What were they doing there? And how had they known? I had done everything to keep the wedding from them. I had hoarded these
bad feelings. Dads face was gray with remorse, as though he could have done something to stop the proceedings, and Mom held
tight to his side, wearing dark glasses of a perfect opacity. At once, I got up from the row where I’d parked myself and climbed
over the exasperated families seated next to me, jostling their knees. As I went, I became aware of Brice McCann’s soft, insinuating
voice ricocheting, in Dolby Surround Sound, from one wall of the Rip Van Winkle Room to the next. The room was appropriately
named, it seemed to me then. We were all sleepers who dreamed a reverie of marriage, not one of us had waked to see the bondage,
the violence, the excess of its cabalistic prayers and rituals. Marriage was oneiric. Not one of us was willing to pronounce
the truth of its dream language of slavery and submission and transmission of property, and Brice’s vow,
to have and to hold Sarah Wilton,
till death did them part, forsaking all others,
seemed to me like the pitch of a used-car dealer or insurance salesman, and these words rang out in the room, likewise Sarah’s
uncertain and breathy reply, and I rushed at the center aisle, pushing away cretinous guests and cherubic newborns toward
my parents, to embrace them as these words fell, these words with their intimations of mortality,
to tell my parents I should never have let you drive that night, Sis. How could I have let you drive? How could I have been
so stupid? My tires were bald —I couldn’t afford better.
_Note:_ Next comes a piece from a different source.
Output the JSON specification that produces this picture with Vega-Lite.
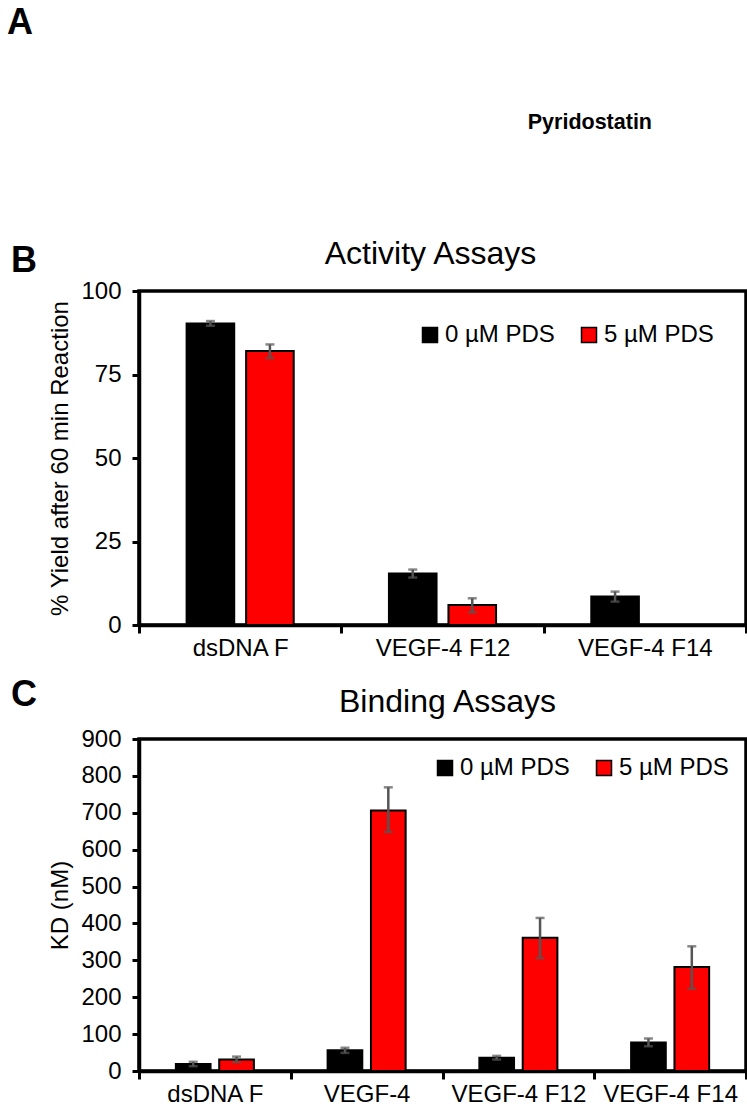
{
  "$schema": "https://vega.github.io/schema/vega-lite/v6.json",
  "background": "white",
  "padding": {"left": 7, "top": 5, "right": 0, "bottom": 0},
  "config": {
    "font": "Liberation Sans",
    "view": {"stroke": "#000", "strokeWidth": 3.5},
    "axis": {
      "grid": false,
      "domainColor": "#000",
      "domainWidth": 3.5,
      "tickColor": "#000",
      "tickWidth": 3,
      "labelFont": "Liberation Sans",
      "labelFontSize": 24,
      "labelColor": "#000",
      "labelOverlap": false,
      "titleFont": "Liberation Sans",
      "titleFontSize": 24,
      "titleFontWeight": "normal",
      "titleColor": "#000"
    },
    "title": {"font": "Liberation Sans", "fontSize": 32, "fontWeight": "normal", "color": "#000"},
    "legend": {
      "title": null,
      "orient": "top-right",
      "direction": "horizontal",
      "symbolType": "square",
      "symbolSize": 225,
      "symbolStrokeColor": "#000",
      "symbolStrokeWidth": 1.5,
      "labelFont": "Liberation Sans",
      "labelFontSize": 24,
      "labelColor": "#000",
      "labelOffset": 3,
      "columnPadding": 22
    }
  },
  "datasets": {
    "activity": [
      {"sample": "dsDNA F", "pds": "0 µM PDS", "value": 90.3, "lo": 89.6, "hi": 91.0},
      {"sample": "dsDNA F", "pds": "5 µM PDS", "value": 82.0, "lo": 79.9, "hi": 84.0},
      {"sample": "VEGF-4 F12", "pds": "0 µM PDS", "value": 15.4, "lo": 14.2, "hi": 16.6},
      {"sample": "VEGF-4 F12", "pds": "5 µM PDS", "value": 6.0, "lo": 3.8, "hi": 8.0},
      {"sample": "VEGF-4 F14", "pds": "0 µM PDS", "value": 8.5, "lo": 7.0, "hi": 10.0}
    ],
    "binding": [
      {"sample": "dsDNA F", "pds": "0 µM PDS", "value": 19, "lo": 13, "hi": 25},
      {"sample": "dsDNA F", "pds": "5 µM PDS", "value": 31, "lo": 24, "hi": 39},
      {"sample": "VEGF-4", "pds": "0 µM PDS", "value": 56, "lo": 49, "hi": 63},
      {"sample": "VEGF-4", "pds": "5 µM PDS", "value": 706, "lo": 648, "hi": 769},
      {"sample": "VEGF-4 F12", "pds": "0 µM PDS", "value": 36, "lo": 31, "hi": 41},
      {"sample": "VEGF-4 F12", "pds": "5 µM PDS", "value": 361, "lo": 306, "hi": 415},
      {"sample": "VEGF-4 F14", "pds": "0 µM PDS", "value": 77, "lo": 67, "hi": 88},
      {"sample": "VEGF-4 F14", "pds": "5 µM PDS", "value": 282, "lo": 223, "hi": 338}
    ]
  },
  "title": {"text": "A", "anchor": "start", "frame": "bounds", "fontSize": 36, "fontWeight": "bold", "offset": 0, "dx": -4},
  "spacing": 102,
  "resolve": {"scale": {"color": "independent", "x": "independent", "y": "independent", "xOffset": "independent"}, "legend": {"color": "independent"}},
  "vconcat": [
    {
      "width": 610,
      "height": 59,
      "view": {"stroke": null},
      "data": {"values": []},
      "mark": "text",
      "encoding": {},
      "title": {"text": "Pyridostatin", "orient": "bottom", "anchor": "end", "frame": "group", "fontSize": 21.5, "fontWeight": "bold", "offset": 11, "dx": -97}
    },
    {
      "spacing": 15,
      "resolve": {"scale": {"color": "independent", "x": "independent", "y": "independent", "xOffset": "independent"}, "legend": {"color": "independent"}},
      "vconcat": [
        {
          "title": {"text": "B", "anchor": "start", "frame": "group", "fontSize": 36, "fontWeight": "bold", "offset": -44, "dx": -128},
          "resolve": {"scale": {"color": "independent", "xOffset": "independent"}, "legend": {"color": "independent"}},
          "vconcat": [
            {
              "title": {"text": "Activity Assays", "offset": 8, "dx": -12},
              "width": 607,
              "height": 334,
              "data": {"name": "activity"},
              "encoding": {
                "x": {"field": "sample", "type": "nominal", "sort": null,
                  "scale": {"paddingInner": 0, "paddingOuter": 0},
                  "axis": {"title": null, "labelAngle": 0, "tickBand": "extent", "tickSize": 8, "labelPadding": 3}},
                "xOffset": {"field": "pds", "type": "nominal", "scale": {"domain": ["0 µM PDS", "5 µM PDS"], "paddingInner": 0.2, "paddingOuter": 0.8}}
              },
              "layer": [
                {
                  "mark": {"type": "bar", "stroke": "#000", "strokeWidth": 2},
                  "encoding": {
                    "y": {"field": "value", "type": "quantitative", "scale": {"domain": [0, 100], "nice": false},
                      "axis": {"title": "% Yield after 60 min Reaction", "values": [0, 25, 50, 75, 100], "labelOverlap": false, "tickSize": 7, "labelPadding": 11, "titlePadding": 8}},
                    "color": {"field": "pds", "type": "nominal", "scale": {"domain": ["0 µM PDS", "5 µM PDS"], "range": ["#000000", "#ff0000"]},
                      "legend": {"offset": 32}}
                  }
                },
                {
                  "mark": {"type": "rule", "color": "#555555", "strokeWidth": 2.5},
                  "encoding": {"y": {"field": "lo", "type": "quantitative"}, "y2": {"field": "hi"}}
                },
                {
                  "mark": {"type": "tick", "color": "#555555", "thickness": 2.5, "size": 9},
                  "encoding": {"y": {"field": "lo", "type": "quantitative"}}
                },
                {
                  "mark": {"type": "tick", "color": "#555555", "thickness": 2.5, "size": 9},
                  "encoding": {"y": {"field": "hi", "type": "quantitative"}}
                }
              ]
            }
          ]
        },
        {
          "title": {"text": "C", "anchor": "start", "frame": "group", "fontSize": 36, "fontWeight": "bold", "offset": -30, "dx": -128},
          "resolve": {"scale": {"color": "independent", "xOffset": "independent"}, "legend": {"color": "independent"}},
          "vconcat": [
            {
              "title": {"text": "Binding Assays", "offset": 8, "dx": 5},
              "width": 607,
              "height": 332,
              "data": {"name": "binding"},
              "encoding": {
                "x": {"field": "sample", "type": "nominal", "sort": null,
                  "scale": {"paddingInner": 0, "paddingOuter": 0},
                  "axis": {"title": null, "labelAngle": 0, "tickBand": "extent", "tickSize": 8, "labelPadding": 3}},
                "xOffset": {"field": "pds", "type": "nominal", "scale": {"domain": ["0 µM PDS", "5 µM PDS"], "paddingInner": 0.2, "paddingOuter": 0.85}}
              },
              "layer": [
                {
                  "mark": {"type": "bar", "stroke": "#000", "strokeWidth": 2},
                  "encoding": {
                    "y": {"field": "value", "type": "quantitative", "scale": {"domain": [0, 900], "nice": false},
                      "axis": {"title": "KD (nM)", "values": [0, 100, 200, 300, 400, 500, 600, 700, 800, 900], "labelOverlap": false, "labelSeparation": 0, "tickSize": 7, "labelPadding": 11, "titlePadding": 8}},
                    "color": {"field": "pds", "type": "nominal", "scale": {"domain": ["0 µM PDS", "5 µM PDS"], "range": ["#000000", "#ff0000"]},
                      "legend": {"offset": 17}}
                  }
                },
                {
                  "mark": {"type": "rule", "color": "#555555", "strokeWidth": 2.5},
                  "encoding": {"y": {"field": "lo", "type": "quantitative",
                    "axis": {"title": "KD (nM)", "values": [0, 100, 200, 300, 400, 500, 600, 700, 800, 900], "labelOverlap": false, "labelSeparation": 0, "tickSize": 7, "labelPadding": 11, "titlePadding": 8}}, "y2": {"field": "hi"}}
                },
                {
                  "mark": {"type": "tick", "color": "#555555", "thickness": 2.5, "size": 9},
                  "encoding": {"y": {"field": "lo", "type": "quantitative",
                    "axis": {"title": "KD (nM)", "values": [0, 100, 200, 300, 400, 500, 600, 700, 800, 900], "labelOverlap": false, "labelSeparation": 0, "tickSize": 7, "labelPadding": 11, "titlePadding": 8}}}
                },
                {
                  "mark": {"type": "tick", "color": "#555555", "thickness": 2.5, "size": 9},
                  "encoding": {"y": {"field": "hi", "type": "quantitative",
                    "axis": {"title": "KD (nM)", "values": [0, 100, 200, 300, 400, 500, 600, 700, 800, 900], "labelOverlap": false, "labelSeparation": 0, "tickSize": 7, "labelPadding": 11, "titlePadding": 8}}}
                }
              ]
            }
          ]
        }
      ]
    }
  ]
}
My car was a death trap; and I was its proper driver, bent on my
long, complicated program of failure, my program of futures abandoned, of half-baked ideas, of big plans that came to nought,
of cheap talk and lies, of drinking binges, petty theft; my car was made for my own death, Sis, the inevitable and welcome
end to the kind of shame and regret I had brought upon everyone close to me, you especially, who must have wept inwardly,
in your bosom, when you felt compelled to ask me to read a poem on your special day, before you totaled my car, on that curve,
running up over the berm, shrieking, flipping the vehicle, skidding thirty feet on the roof, hitting the granite outcropping
there, plunging out of the seat (why no seat belt?), snapping your neck, ejecting through the windshield, catching part of
yourself there, tumbling over the hood, breaking both legs, puncturing your lung, losing an eye, shattering your wrist, bleeding,
coming to rest at last in a pile of moldering leaves, where rain fell upon you, until, unconscious, you died.